- [RECORDED INFORMATION]
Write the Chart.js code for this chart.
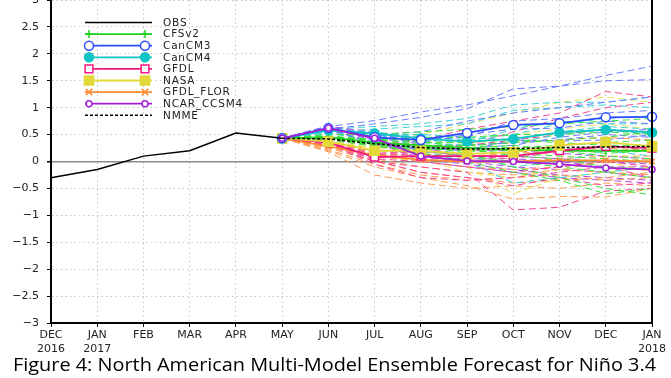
<!DOCTYPE html>
<html><head><meta charset="utf-8">
<script src="https://cdn.jsdelivr.net/npm/chart.js@4.4.1/dist/chart.umd.min.js"></script>
<style>html,body{margin:0;padding:0;background:#fff}</style>
</head><body>
<canvas id="c" width="671" height="378" style="display:block;width:671px;height:378px"></canvas>
<script>
// ---- data ----
const monthLabels = [['DEC','2016'],['JAN','2017'],'FEB','MAR','APR','MAY','JUN','JUL','AUG','SEP','OCT','NOV','DEC',['JAN','2018']];
const titleText = 'Figure 4: North American Multi-Model Ensemble Forecast for Niño 3.4';
const obs = [-0.3,-0.15,0.1,0.2,0.53,0.43];
const forecastStart = 5; // MAY
// ensemble means, MAY..JAN
const cfsv2Mean   = [0.43,0.45,0.35,0.3,0.25,0.22,0.2,0.2,0.2];
const cancm3Mean  = [0.43,0.62,0.45,0.4,0.53,0.68,0.71,0.82,0.83];
const cancm4Mean  = [0.43,0.58,0.52,0.43,0.37,0.42,0.54,0.59,0.54];
const gfdlMean    = [0.43,0.35,0.08,0.1,0.1,0.1,0.2,0.28,0.25];
const nasaMean    = [0.43,0.37,0.2,0.2,0.14,0.17,0.3,0.36,0.28];
const florMean    = [0.43,0.28,0.12,0.03,0.0,0.0,0.02,0.02,0.0];
const ncarMean    = [0.43,0.62,0.43,0.1,0.01,0.0,-0.05,-0.12,-0.15];
const nmmeMean    = [0.43,0.42,0.33,0.26,0.23,0.24,0.26,0.27,0.28];
// ensemble members, MAY..JAN
const cfsv2Members = [
  [0.43,0.5,0.5,0.55,0.6,0.65,0.7,0.75,0.8],
  [0.43,0.45,0.4,0.45,0.45,0.5,0.5,0.55,0.5],
  [0.43,0.48,0.38,0.3,0.3,0.25,0.3,0.35,0.4],
  [0.43,0.44,0.35,0.25,0.2,0.15,0.1,0.05,0.0],
  [0.43,0.42,0.3,0.2,0.1,0.0,-0.1,-0.2,-0.3],
  [0.43,0.46,0.35,0.3,0.15,-0.1,-0.3,-0.5,-0.62],
  [0.43,0.47,0.4,0.35,0.35,0.4,0.35,0.3,0.3],
  [0.43,0.43,0.3,0.25,0.2,0.2,0.25,0.15,0.2],
  [0.43,0.45,0.3,0.15,0.0,-0.2,-0.35,-0.6,-0.5],
  [0.43,0.44,0.32,0.28,0.3,0.35,0.4,0.45,0.55],
  [0.43,0.46,0.42,0.38,0.25,0.1,0.05,-0.1,-0.15],
  [0.43,0.41,0.28,0.22,0.25,0.3,0.2,0.1,0.05]
];
const cancm3Members = [
  [0.43,0.65,0.76,0.92,1.05,1.22,1.4,1.6,1.77],
  [0.43,0.6,0.7,0.82,0.98,1.35,1.4,1.5,1.52],
  [0.43,0.58,0.5,0.55,0.75,0.9,1.0,1.1,1.2],
  [0.43,0.62,0.45,0.35,0.5,0.6,0.62,0.75,0.7],
  [0.43,0.6,0.35,0.3,0.3,0.35,0.4,0.5,0.45],
  [0.43,0.66,0.4,0.2,0.25,0.3,0.45,0.55,0.6],
  [0.43,0.63,0.3,0.25,0.2,0.4,0.38,0.4,0.5],
  [0.43,0.64,0.5,0.4,0.45,0.75,0.8,0.9,0.95]
];
const cancm4Members = [
  [0.43,0.6,0.65,0.7,0.8,1.05,1.1,1.1,1.2],
  [0.43,0.55,0.6,0.65,0.7,0.95,1.0,1.05,1.0],
  [0.43,0.58,0.55,0.45,0.4,0.5,0.7,0.8,0.85],
  [0.43,0.6,0.5,0.35,0.3,0.35,0.5,0.6,0.5],
  [0.43,0.55,0.45,0.3,0.1,-0.1,0.0,0.2,0.1],
  [0.43,0.52,0.4,0.2,0.0,-0.4,-0.3,-0.2,-0.1],
  [0.43,0.6,0.5,0.5,0.45,0.4,0.55,0.65,0.6],
  [0.43,0.57,0.55,0.4,0.35,0.6,0.75,0.7,0.7]
];
const gfdlMembers = [
  [0.43,0.4,0.3,0.4,0.6,0.75,0.9,1.3,1.2],
  [0.43,0.35,0.1,0.15,0.3,0.55,0.8,1.0,1.1],
  [0.43,0.3,0.0,-0.1,-0.2,-0.9,-0.85,-0.55,-0.5],
  [0.43,0.33,-0.05,-0.3,-0.35,-0.3,-0.2,-0.1,-0.3],
  [0.43,0.38,0.15,0.2,0.1,0.05,0.2,0.3,0.2],
  [0.43,0.32,0.05,0.0,-0.1,-0.2,-0.1,0.0,-0.1],
  [0.43,0.36,0.12,0.2,0.3,0.4,0.5,0.6,0.55],
  [0.43,0.34,0.02,-0.2,-0.3,-0.45,-0.3,-0.45,-0.4]
];
const nasaMembers = [
  [0.43,0.4,0.35,0.5,0.7,0.9,1.1,1.2,1.1],
  [0.43,0.38,0.25,0.3,0.3,0.35,0.5,0.6,0.5],
  [0.43,0.35,0.1,0.0,-0.1,-0.6,-0.3,-0.2,-0.1],
  [0.43,0.36,0.2,0.15,0.1,0.1,0.2,0.3,0.2],
  [0.43,0.37,0.15,0.05,-0.2,-0.3,-0.15,0.0,-0.2],
  [0.43,0.39,0.3,0.35,0.4,0.5,0.6,0.7,0.6]
];
const florMembers = [
  [0.43,0.35,0.25,0.25,0.3,0.35,0.4,0.45,0.4],
  [0.43,0.3,0.1,0.0,-0.1,-0.15,-0.1,0.0,0.05],
  [0.43,0.2,-0.1,-0.3,-0.45,-0.7,-0.65,-0.66,-0.5],
  [0.43,0.25,0.0,-0.2,-0.3,-0.4,-0.35,-0.3,-0.2],
  [0.43,0.18,-0.25,-0.4,-0.5,-0.45,-0.5,-0.4,-0.45],
  [0.43,0.3,0.15,0.1,0.1,0.15,0.2,0.25,0.2],
  [0.43,0.27,0.05,-0.1,-0.2,-0.25,-0.15,-0.2,-0.25],
  [0.43,0.32,0.2,0.15,0.05,0.0,0.05,0.1,0.1],
  [0.43,0.22,-0.05,-0.25,-0.35,-0.3,-0.25,-0.35,-0.3]
];
const ncarMembers = [
  [0.43,0.65,0.55,0.3,0.2,0.2,0.15,0.1,0.05],
  [0.43,0.6,0.45,0.1,0.0,-0.1,-0.15,-0.2,-0.3],
  [0.43,0.64,0.4,0.0,-0.1,-0.2,-0.3,-0.35,-0.4],
  [0.43,0.58,0.35,0.05,0.05,0.05,0.0,-0.1,-0.1],
  [0.43,0.66,0.5,0.2,0.1,0.1,0.05,0.0,-0.05],
  [0.43,0.6,0.4,0.05,-0.05,-0.15,-0.25,-0.3,-0.35]
];

// ---- build ----
const pad = v => Array(forecastStart).fill(null).concat(v);
const models = [
  {label:'CFSv2', mean:cfsv2Mean, members:cfsv2Members, color:'#1fd01f', mcolor:'#3ee03e', ps:'cross', r:4, fill:'#1fd01f'},
  {label:'CanCM3', mean:cancm3Mean, members:cancm3Members, color:'#2a4cff', mcolor:'#6a7cff', ps:'circle', r:4.5, fill:'#ffffff'},
  {label:'CanCM4', mean:cancm4Mean, members:cancm4Members, color:'#10c4c4', mcolor:'#3cd0d0', ps:'circle', r:4.5, fill:'#10c4c4'},
  {label:'GFDL', mean:gfdlMean, members:gfdlMembers, color:'#f0187f', mcolor:'#f5479a', ps:'rect', r:5.5, fill:'#ffffff'},
  {label:'NASA', mean:nasaMean, members:nasaMembers, color:'#e2d838', mcolor:'#e8de5a', ps:'rect', r:6.5, fill:'#e2d838'},
  {label:'GFDL_FLOR', mean:florMean, members:florMembers, color:'#ff8a33', mcolor:'#ff9a50', ps:'crossRot', r:4, fill:'#ff8a33'},
  {label:'NCAR_CCSM4', mean:ncarMean, members:ncarMembers, color:'#a51fd6', mcolor:'#b64ce0', ps:'circle', r:3, fill:'#ffffff'}
];
const meanOrder = {'NCAR_CCSM4':1.0,'CanCM3':1.1,'CanCM4':1.2,'NASA':1.3,'GFDL':1.4,'CFSv2':1.5,'GFDL_FLOR':1.6};
const datasets = [];
datasets.push({label:'OBS', data:obs, borderColor:'#000', borderWidth:1.5, pointRadius:0, order:0, legend:{ps:null}});
models.forEach(m => {
  datasets.push({label:m.label, data:pad(m.mean), borderColor:m.color, backgroundColor:m.fill,
    borderWidth:1.8, pointStyle:m.ps, pointRadius:m.r, pointBorderWidth:1.5, pointBorderColor:m.color,
    pointBackgroundColor:m.fill, order:meanOrder[m.label], legend:{ps:m.ps, r:m.r, fill:m.fill}});
});
datasets.push({label:'NMME', data:pad(nmmeMean), borderColor:'#000', borderWidth:1.5, borderDash:[3,2],
  pointRadius:0, order:0.5, legend:{ps:null}});
models.forEach(m => m.members.forEach(mem => {
  datasets.push({label:m.label+' member', data:pad(mem), borderColor:m.mcolor, borderWidth:1,
    borderDash:[7,4], pointRadius:0, order:10});
}));

function drawMarker(ctx, ps, x, y, r, color, fill){
  ctx.save();
  ctx.strokeStyle = color; ctx.fillStyle = fill; ctx.lineWidth = 1.5;
  ctx.beginPath();
  if (ps === 'circle') { ctx.arc(x, y, r, 0, Math.PI*2); ctx.fill(); ctx.stroke(); }
  else if (ps === 'rect') { const s = r*Math.SQRT1_2; ctx.rect(x-s, y-s, 2*s, 2*s); ctx.fill(); ctx.stroke(); }
  else if (ps === 'cross') { ctx.moveTo(x, y-r); ctx.lineTo(x, y+r); ctx.moveTo(x-r, y); ctx.lineTo(x+r, y); ctx.stroke(); }
  else if (ps === 'crossRot') { const s=r*0.8; ctx.moveTo(x-s,y-s); ctx.lineTo(x+s,y+s); ctx.moveTo(x+s,y-s); ctx.lineTo(x-s,y+s); ctx.stroke(); }
  ctx.restore();
}

const figurePlugin = {
  id:'figure',
  afterDraw(chart){
    const ctx = chart.ctx, ca = chart.chartArea;
    ctx.save();
    // right border
    ctx.strokeStyle = '#000'; ctx.lineWidth = 2;
    ctx.beginPath(); ctx.moveTo(ca.right, ca.top); ctx.lineTo(ca.right, ca.bottom); ctx.stroke();
    // legend
    const x0 = 85, x1 = 152, tx = 163, y0 = 22.5, dy = 11.6;
    let row = 0;
    chart.data.datasets.filter(d => d.legend).forEach(d => {
      const y = y0 + row*dy; row++;
      ctx.save();
      ctx.strokeStyle = d.borderColor; ctx.lineWidth = d.borderWidth;
      ctx.setLineDash(d.borderDash || []);
      ctx.beginPath(); ctx.moveTo(x0, y); ctx.lineTo(x1, y); ctx.stroke();
      ctx.restore();
      if (d.legend.ps) {
        drawMarker(ctx, d.legend.ps, 89, y, d.legend.r, d.borderColor, d.legend.fill);
        drawMarker(ctx, d.legend.ps, 145, y, d.legend.r, d.borderColor, d.legend.fill);
      }
      ctx.save();
      ctx.fillStyle = '#222'; ctx.font = '10.5px "DejaVu Sans"';
      try { ctx.letterSpacing = '0.8px'; } catch(e) {}
      ctx.textAlign = 'left'; ctx.textBaseline = 'middle';
      ctx.fillText(d.label, tx, y + 0.5);
      ctx.restore();
    });
    // caption
    ctx.font = '19px "Open Sans"';
    const w = ctx.measureText(titleText).width;
    const k = 643 / w;
    ctx.translate(334.5, 371);
    ctx.scale(k, 1);
    ctx.fillStyle = '#000'; ctx.textAlign = 'center'; ctx.textBaseline = 'alphabetic';
    ctx.fillText(titleText, 0, 0);
    ctx.restore();
  }
};

const tickFont = {family:'DejaVu Sans', size:11};
new Chart(document.getElementById('c'), {
  type:'line',
  data:{labels:monthLabels, datasets},
  options:{
    responsive:false, animation:false, devicePixelRatio:1,
    layout:{autoPadding:false, padding:{left:0, right:19, top:0, bottom:0}},
    elements:{line:{tension:0}},
    plugins:{legend:{display:false}, title:{display:false}, tooltip:{enabled:false}},
    scales:{
      x:{type:'category', offset:false,
        grid:{color:'#c8c8c8', lineWidth:1, tickColor:'#000', tickLength:4, drawTicks:true},
        border:{display:true, color:'#000', width:2, dash:[1.5,3]},
        ticks:{font:tickFont, color:'#222', maxRotation:0, autoSkip:false, padding:2},
        afterFit(s){ s.height = 55; s.paddingLeft = 0; s.paddingRight = 0; }
      },
      y:{type:'linear', min:-3, max:3,
        grid:{color:c => (c.tick && c.tick.value === 0) ? '#8a8a8a' : '#c8c8c8',
              lineWidth:c => (c.tick && c.tick.value === 0) ? 1.5 : 1,
              tickColor:'#000', tickLength:4},
        border:{display:true, color:'#000', width:2,
                dash:c => (c.tick && c.tick.value === 0) ? [] : [1.5,3]},
        ticks:{stepSize:0.5, font:tickFont, color:'#222', padding:8,
               callback:v => String(v).replace('-', '\u2212')},
        afterFit(s){ s.width = 51; s.paddingTop = 0; s.paddingBottom = 0; }
      }
    }
  },
  plugins:[figurePlugin]
});
</script>
</body></html>
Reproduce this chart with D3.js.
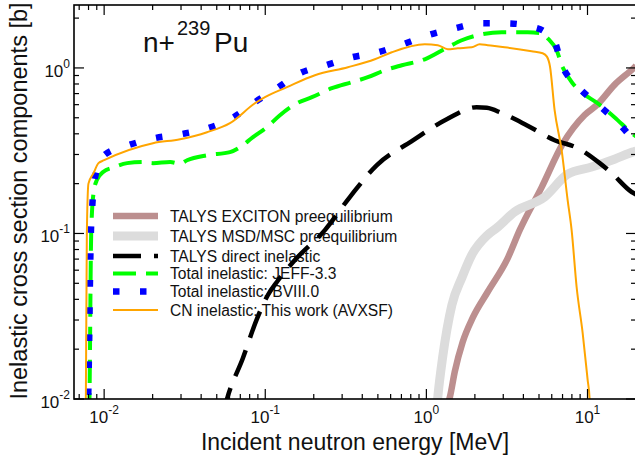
<!DOCTYPE html>
<html>
<head>
<meta charset="utf-8">
<script src="https://cdn.jsdelivr.net/npm/d3@7"></script>
<style>
  body { margin: 0; background: #fff; }
  svg { display: block; font-family: "Liberation Sans", Arial, Helvetica, sans-serif; }
</style>
</head>
<body>
<svg id="chart" width="635" height="456"></svg>
<script>
// ---- data: [energy MeV, cross section b] ----
const exciton = [[1.30,0.0085],[1.40,0.0103],[1.50,0.0146],[1.68,0.0221],[1.94,0.031],[2.40,0.0443],
  [3.20,0.071],[3.80,0.105],[5.19,0.19],[7.04,0.35],[9.6,0.52],[11.5,0.60],[14.7,0.79],[19.6,1.01],[20,1.03]];

const msdMsc = [[1.15,0.008],[1.18,0.0105],[1.26,0.0177],[1.44,0.037],[1.66,0.054],[1.91,0.074],[2.40,0.098],
  [2.73,0.108],[3.53,0.135],[5.42,0.166],[7.53,0.228],[10.6,0.252],[14.7,0.281],[19.0,0.31],[20,0.315]];

const direct = [[0.0545,0.008],[0.0579,0.01],[0.0727,0.0177],[0.0888,0.0305],[0.1039,0.0425],[0.118,0.0509],
  [0.1528,0.0691],[0.2345,0.1048],[0.335,0.166],[0.493,0.259],[0.812,0.361],[1.338,0.49],[2.05,0.579],
  [2.37,0.575],[2.94,0.533],[4.19,0.451],[6.25,0.366],[8.68,0.328],[11.9,0.266],[14.1,0.232],[18.8,0.178],[20,0.172]];

const jeff33 = [[0.0080,0.005],[0.00811,0.01],[0.00831,0.1],[0.00859,0.175],[0.00901,0.21],[0.0099,0.236],
  [0.01137,0.25],[0.01389,0.266],[0.01745,0.27],[0.0201,0.266],[0.0257,0.27],[0.0296,0.264],[0.0327,0.277],
  [0.0435,0.297],[0.0604,0.31],[0.0697,0.332],[0.0839,0.382],[0.1024,0.439],[0.1233,0.518],[0.1572,0.612],
  [0.1948,0.666],[0.259,0.754],[0.345,0.82],[0.433,0.879],[0.552,0.968],[0.704,1.038],[0.977,1.128],
  [1.358,1.333],[1.658,1.47],[2.21,1.597],[2.94,1.643],[4.25,1.643],[5.19,1.62],[5.66,1.511],[6.43,1.279],
  [7.01,1.01],[8.08,0.809],[9.19,0.713],[11.55,0.612],[14.7,0.504],[18.8,0.404],[20,0.385]];

const bviii0 = [[0.0078,0.005],[0.00796,0.01],[0.00827,0.1],[0.00843,0.144],[0.00871,0.21],[0.01,0.297],
  [0.0141,0.341],[0.0204,0.376],[0.030,0.398],[0.0441,0.433],[0.0622,0.497],[0.0863,0.621],[0.118,0.754],
  [0.164,0.929],[0.238,1.038],[0.345,1.16],[0.50,1.244],[0.714,1.39],[1.02,1.575],[1.50,1.736],[2.175,1.86],
  [3.15,1.86],[4.63,1.76],[5.3,1.68],[6.17,1.49],[6.91,1.053],[8.68,0.775],[11.55,0.604],[15.37,0.47],
  [19.6,0.366],[20,0.36]];

const cnAvxsf = [[0.0076,0.005],[0.0077,0.01],[0.00781,0.1],[0.00799,0.2],[0.00859,0.2315],[0.00922,0.266],
  [0.01,0.277],[0.0201,0.351],[0.0296,0.371],[0.0435,0.409],[0.0604,0.464],[0.0863,0.612],[0.0996,0.666],
  [0.1363,0.765],[0.2033,0.903],[0.3257,1.01],[0.4787,1.128],[0.61,1.244],[0.977,1.39],[1.177,1.371],
  [1.358,1.297],[1.565,1.315],[1.912,1.333],[2.144,1.39],[2.403,1.371],[3.063,1.333],[4.50,1.261],
  [5.27,1.227],[5.6,1.17],[5.85,1.02],[6.25,0.556],[6.91,0.3186],[7.53,0.159],[7.97,0.1048],[8.56,0.0475],
  [9.33,0.0251],[10.02,0.01304],[10.3,0.0101],[10.4,0.008]];

const legendLabels = ["TALYS EXCITON preequilibrium", "TALYS MSD/MSC preequilibrium", "TALYS direct inelastic",
  "Total inelastic: JEFF-3.3", "Total inelastic: BVIII.0", "CN inelastic: This work (AVXSF)"];

const xDecades = [-2, -1, 0, 1];
const yDecades = [-2, -1, 0];

// ---- layout ----
const svg = d3.select("#chart");
const plot = {left: 74, right: 636, top: 5, bottom: 399};

const x = d3.scaleLog().domain([0.0065, 20]).range([plot.left, plot.right]);
const y = d3.scaleLog().domain([0.01, 2.4]).range([plot.bottom, plot.top]);

const series = [
  {data: exciton, color: "#bc8f8f", width: 6.5, dash: null},
  {data: msdMsc, color: "#dcdcdc", width: 9, dash: null},
  {data: direct, color: "#000000", width: 4.5, dash: "28,13"},
  {data: jeff33, color: "#00ff00", width: 4, dash: "23,10"},
  {data: bviii0, color: "#0000ff", width: 6.5, dash: "6.5,20.5"},
  {data: cnAvxsf, color: "#ffa500", width: 2, dash: null}
];

svg.append("defs").append("clipPath").attr("id", "clip")
  .append("rect")
  .attr("x", plot.left).attr("y", plot.top)
  .attr("width", plot.right - plot.left).attr("height", plot.bottom - plot.top);

// legend (curves cross over it)
const legend = svg.append("g");
const legendY = [216, 236, 256, 273.5, 291.5, 310];
legendLabels.forEach(function (label, i) {
  const s = series[i];
  legend.append("line")
    .attr("x1", 113).attr("x2", 158)
    .attr("y1", legendY[i]).attr("y2", legendY[i])
    .attr("stroke", s.color)
    .attr("stroke-width", s.width)
    .attr("stroke-dasharray", s.dash);
  legend.append("text")
    .attr("x", 170).attr("y", legendY[i] + 5.6)
    .attr("font-size", "15.6px")
    .attr("fill", "#111")
    .text(label);
});

// curves
const line = d3.line()
  .x(d => x(d[0]))
  .y(d => y(d[1]))
  .curve(d3.curveMonotoneX);

svg.append("g").attr("clip-path", "url(#clip)")
  .selectAll("path")
  .data(series)
  .enter()
  .append("path")
  .attr("d", d => line(d.data))
  .attr("fill", "none")
  .attr("stroke", d => d.color)
  .attr("stroke-width", d => d.width)
  .attr("stroke-dasharray", d => d.dash)
  .attr("stroke-linejoin", "round");

// frame
svg.append("rect")
  .attr("x", plot.left).attr("y", plot.top)
  .attr("width", plot.right - plot.left).attr("height", plot.bottom - plot.top)
  .attr("fill", "none").attr("stroke", "#000").attr("stroke-width", 1.6);

// ticks (all inward)
function tickValues(scale) {
  const dom = scale.domain();
  const out = [];
  for (let e = -3; e <= 1; e++) {
    for (let m = 1; m <= 9; m++) {
      const v = m * Math.pow(10, e);
      if (v >= dom[0] * 0.999 && v <= dom[1] * 1.001) out.push({v: v, major: m === 1});
    }
  }
  return out;
}

const ticks = svg.append("g").attr("stroke", "#000").attr("stroke-width", 1.2);
tickValues(x).forEach(function (t) {
  const len = t.major ? 10 : 5;
  const px = x(t.v);
  ticks.append("line").attr("x1", px).attr("x2", px).attr("y1", plot.bottom).attr("y2", plot.bottom - len);
  ticks.append("line").attr("x1", px).attr("x2", px).attr("y1", plot.top).attr("y2", plot.top + len);
});
tickValues(y).forEach(function (t) {
  const len = t.major ? 10 : 5;
  const py = y(t.v);
  ticks.append("line").attr("y1", py).attr("y2", py).attr("x1", plot.left).attr("x2", plot.left + len);
  ticks.append("line").attr("y1", py).attr("y2", py).attr("x1", plot.right).attr("x2", plot.right - len);
});

// tick labels
xDecades.forEach(function (e) {
  const t = svg.append("text")
    .attr("x", x(Math.pow(10, e))).attr("y", 423)
    .attr("text-anchor", "middle")
    .attr("font-size", "17px").attr("fill", "#111");
  t.append("tspan").text("10");
  t.append("tspan").attr("font-size", "12px").attr("dy", -9).text(e);
});
yDecades.forEach(function (e) {
  const t = svg.append("text")
    .attr("x", 70).attr("y", y(Math.pow(10, e)) + 9)
    .attr("text-anchor", "end")
    .attr("font-size", "17px").attr("fill", "#111");
  t.append("tspan").text("10");
  t.append("tspan").attr("font-size", "12px").attr("dy", -9).text(e);
});

// axis titles
svg.append("text")
  .attr("x", (plot.left + plot.right) / 2).attr("y", 450)
  .attr("text-anchor", "middle")
  .attr("font-size", "23px").attr("fill", "#111")
  .text("Incident neutron energy [MeV]");

svg.append("text")
  .attr("transform", "translate(27," + 201 + ") rotate(-90)")
  .attr("text-anchor", "middle")
  .attr("font-size", "23.5px").attr("fill", "#111")
  .text("Inelastic cross section components [b]");

// title n+239Pu
const title = svg.append("text")
  .attr("x", 143).attr("y", 52)
  .attr("font-size", "28px").attr("fill", "#111");
title.append("tspan").text("n+");
title.append("tspan").attr("x", 177).attr("dy", -17).attr("font-size", "20px").text("239");
title.append("tspan").attr("x", 214).attr("dy", 17).text("Pu");
</script>
</body>
</html>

- [STATED GOAL]
Working from the entries above, reproduce exactly and only the lines beginning with the line that has "Reproduce this chart with D3.js." and ending with the line that has "[19.6,0.366],[20,0.36]];"; omit all pictures.

- [EXERCISE OUTPUT]
Reproduce this chart with D3.js.
<!DOCTYPE html>
<html>
<head>
<meta charset="utf-8">
<script src="https://cdn.jsdelivr.net/npm/d3@7"></script>
<style>
  body { margin: 0; background: #fff; }
  svg { display: block; font-family: "Liberation Sans", Arial, Helvetica, sans-serif; }
</style>
</head>
<body>
<svg id="chart" width="635" height="456"></svg>
<script>
// ---- data: [energy MeV, cross section b] ----
const exciton = [[1.30,0.0085],[1.40,0.0103],[1.50,0.0146],[1.68,0.0221],[1.94,0.031],[2.40,0.0443],
  [3.20,0.071],[3.80,0.105],[5.19,0.19],[7.04,0.35],[9.6,0.52],[11.5,0.60],[14.7,0.79],[19.6,1.01],[20,1.03]];

const msdMsc = [[1.15,0.008],[1.18,0.0105],[1.26,0.0177],[1.44,0.037],[1.66,0.054],[1.91,0.074],[2.40,0.098],
  [2.73,0.108],[3.53,0.135],[5.42,0.166],[7.53,0.228],[10.6,0.252],[14.7,0.281],[19.0,0.31],[20,0.315]];

const direct = [[0.0545,0.008],[0.0579,0.01],[0.0727,0.0177],[0.0888,0.0305],[0.1039,0.0425],[0.118,0.0509],
  [0.1528,0.0691],[0.2345,0.1048],[0.335,0.166],[0.493,0.259],[0.812,0.361],[1.338,0.49],[2.05,0.579],
  [2.37,0.575],[2.94,0.533],[4.19,0.451],[6.25,0.366],[8.68,0.328],[11.9,0.266],[14.1,0.232],[18.8,0.178],[20,0.172]];

const jeff33 = [[0.0080,0.005],[0.00811,0.01],[0.00831,0.1],[0.00859,0.175],[0.00901,0.21],[0.0099,0.236],
  [0.01137,0.25],[0.01389,0.266],[0.01745,0.27],[0.0201,0.266],[0.0257,0.27],[0.0296,0.264],[0.0327,0.277],
  [0.0435,0.297],[0.0604,0.31],[0.0697,0.332],[0.0839,0.382],[0.1024,0.439],[0.1233,0.518],[0.1572,0.612],
  [0.1948,0.666],[0.259,0.754],[0.345,0.82],[0.433,0.879],[0.552,0.968],[0.704,1.038],[0.977,1.128],
  [1.358,1.333],[1.658,1.47],[2.21,1.597],[2.94,1.643],[4.25,1.643],[5.19,1.62],[5.66,1.511],[6.43,1.279],
  [7.01,1.01],[8.08,0.809],[9.19,0.713],[11.55,0.612],[14.7,0.504],[18.8,0.404],[20,0.385]];

const bviii0 = [[0.0078,0.005],[0.00796,0.01],[0.00827,0.1],[0.00843,0.144],[0.00871,0.21],[0.01,0.297],
  [0.0141,0.341],[0.0204,0.376],[0.030,0.398],[0.0441,0.433],[0.0622,0.497],[0.0863,0.621],[0.118,0.754],
  [0.164,0.929],[0.238,1.038],[0.345,1.16],[0.50,1.244],[0.714,1.39],[1.02,1.575],[1.50,1.736],[2.175,1.86],
  [3.15,1.86],[4.63,1.76],[5.3,1.68],[6.17,1.49],[6.91,1.053],[8.68,0.775],[11.55,0.604],[15.37,0.47],
  [19.6,0.366],[20,0.36]];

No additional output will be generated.